The funds will also be used to partly fund the acquisition of planes—Deccan is taking delivery of 12 planes in calendar year 2008 (5 Airbus A320, 7 turboprops) and part of the new funds would go in bankrolling these acquisitions.

‘‘What we are trying to see is what’s the money we can comfortable raise to ride this irrational market,’’ said an existing investor in Deccan, adding ‘‘Equity is just one of the option. We can also do structured debt or sale and leaseback deals.’’ The investor refuted reports that the airline was facing a cash crunch.

This would be the third round of funding for Deccan. The airline had raised 100 million (Rs 430 crore) in October from two European lenders by pledging the right to buy 60 Airbus planes it ordered. It has received $60 million, and will receive another $40 million in two instalments in November 2007 and February 2008.

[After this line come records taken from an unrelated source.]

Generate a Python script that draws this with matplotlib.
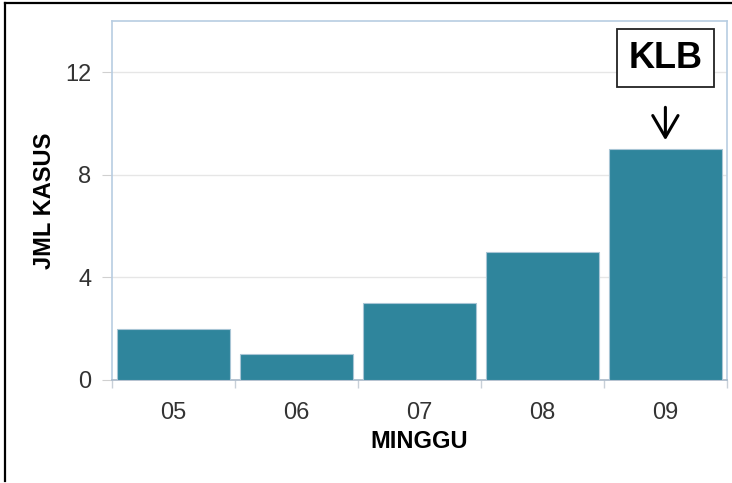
import matplotlib
matplotlib.use('Agg')
import matplotlib.pyplot as plt
from matplotlib.lines import Line2D

weeks = ['05', '06', '07', '08', '09']
cases = [2, 1, 3, 5, 9]
yticks = [0, 4, 8, 12]

plt.rcParams['font.family'] = ['Liberation Sans', 'DejaVu Sans']

fig = plt.figure(figsize=(7.32, 4.83), dpi=100)
ax = fig.add_axes([0.153, 0.2133, 0.84, 0.7432])

x = list(range(len(weeks)))
ax.bar(x, cases, width=0.92, color='#2F859C', edgecolor='#A8C5D5', linewidth=0.8, zorder=3)

ax.set_xlim(-0.5, len(weeks) - 0.5)
ax.set_ylim(0, 14)
ax.set_yticks(yticks)
ax.set_xticks(x)
ax.set_xticklabels(weeks)
ax.set_xticks([i - 0.5 for i in range(len(weeks) + 1)], minor=True)

ax.tick_params(axis='x', which='major', length=0, pad=16, labelsize=17, labelcolor='#333333')
ax.tick_params(axis='x', which='minor', length=6, color='#C8D0D8', width=1)
ax.tick_params(axis='y', length=7, color='#D0D0D0', pad=8, labelsize=17, labelcolor='#333333')

ax.grid(axis='y', color='#E6E6E6', linewidth=1, zorder=0)
for s in ax.spines.values():
    s.set_color('#B8CDE2')
    s.set_linewidth(1.2)
ax.spines['bottom'].set_color('#A9B8C8')

ax.set_xlabel('MINGGU', fontsize=17, fontweight='bold', va='center')
ax.xaxis.set_label_coords(0.5, -0.17)
ax.set_ylabel('JML KASUS', fontsize=17, fontweight='bold', va='center')
ax.yaxis.set_label_coords(-0.11, 0.5)

ax.annotate('KLB', xy=(4, 9.35), xytext=(4, 12.55), ha='center', va='center',
            fontsize=26, fontweight='bold',
            bbox=dict(boxstyle='square,pad=0.32', fc='white', ec='#222222', lw=1.3),
            arrowprops=dict(arrowstyle='->,head_length=0.6,head_width=0.35', color='black', lw=2.2,
                            shrinkA=14, shrinkB=0))

# outer frame (top and left only)
fig.add_artist(Line2D([0.0068, 1.0], [0.9938, 0.9938], color='black', lw=1.6, transform=fig.transFigure))
fig.add_artist(Line2D([0.0068, 0.0068], [0.004, 0.9938], color='black', lw=1.6, transform=fig.transFigure))

fig.savefig('out.png', dpi=100)
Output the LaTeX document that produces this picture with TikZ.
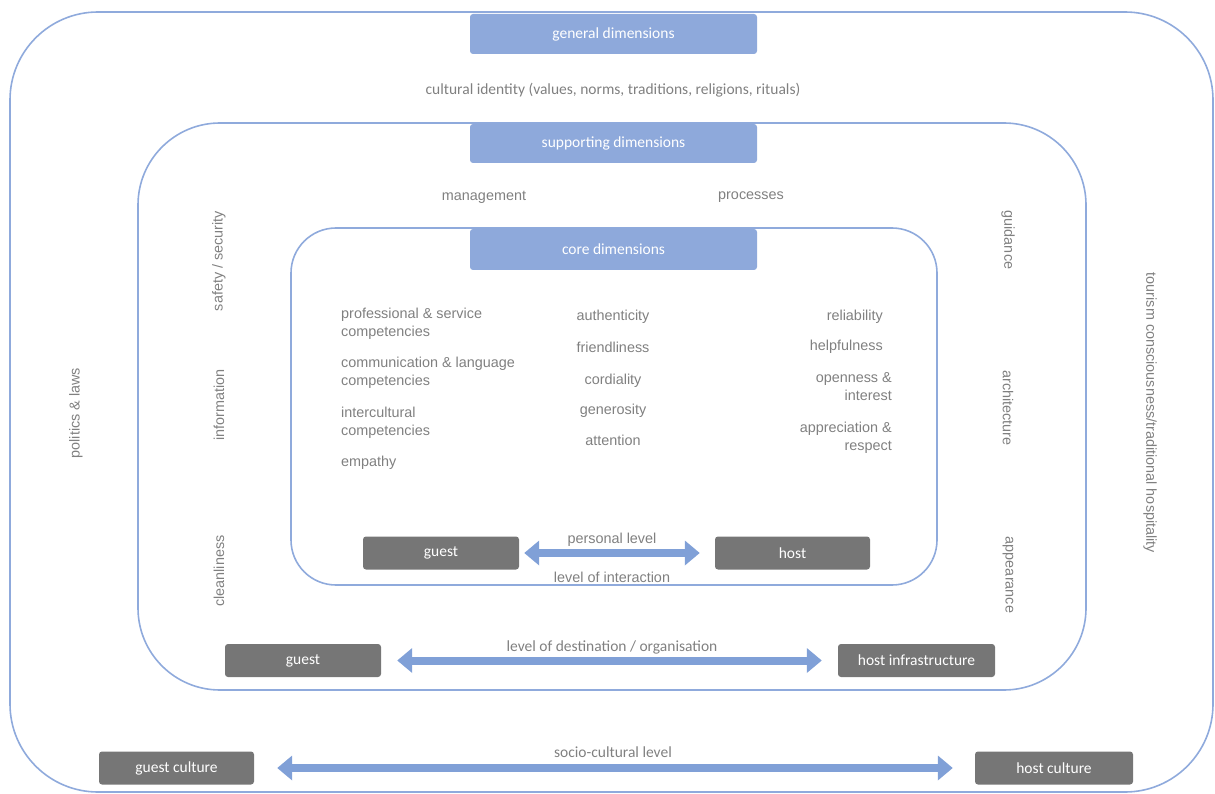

In June 2006, Deccan had raised Rs 363 crore ($83 million) by selling shares through an initial public offering. Prior to that, the budget carrier had placed equity worth $40 million (Rs 180 crore) with ICICI Ventures and private equity firm Capital International, which specialises in investing in aviation stocks

Shares of Deccan Aviation fell by 5 per cent to Rs 108.50 on the Bombay Stock Exchange today. The stock has declined 20 percent this year. The airline had sold shares for Rs 148. Industry experts feel the latest equity sale could be at a lower at a lower price than the IPO, at a price close to Rs 110.

Indian carriers are raising a new capital to buy new planes or increase their net worth so that they can absorb more losses—experts had estimated that airlines would together lose $500 million (Rs 2200 crore) in the financial year 2006-07. Hindustan Times was the first to report that on September 12, 2006.

Jet Airways, the country’s biggest airline, plans to sell as much as $400 million of stock in the next few months to buy new planes as it prepares to take deliveries of 30 wide-bodied aircraft from Airbus and Boeing that will fly on international routes. Others like Kingfisher Airlines and GoAir are also trying to raise capital.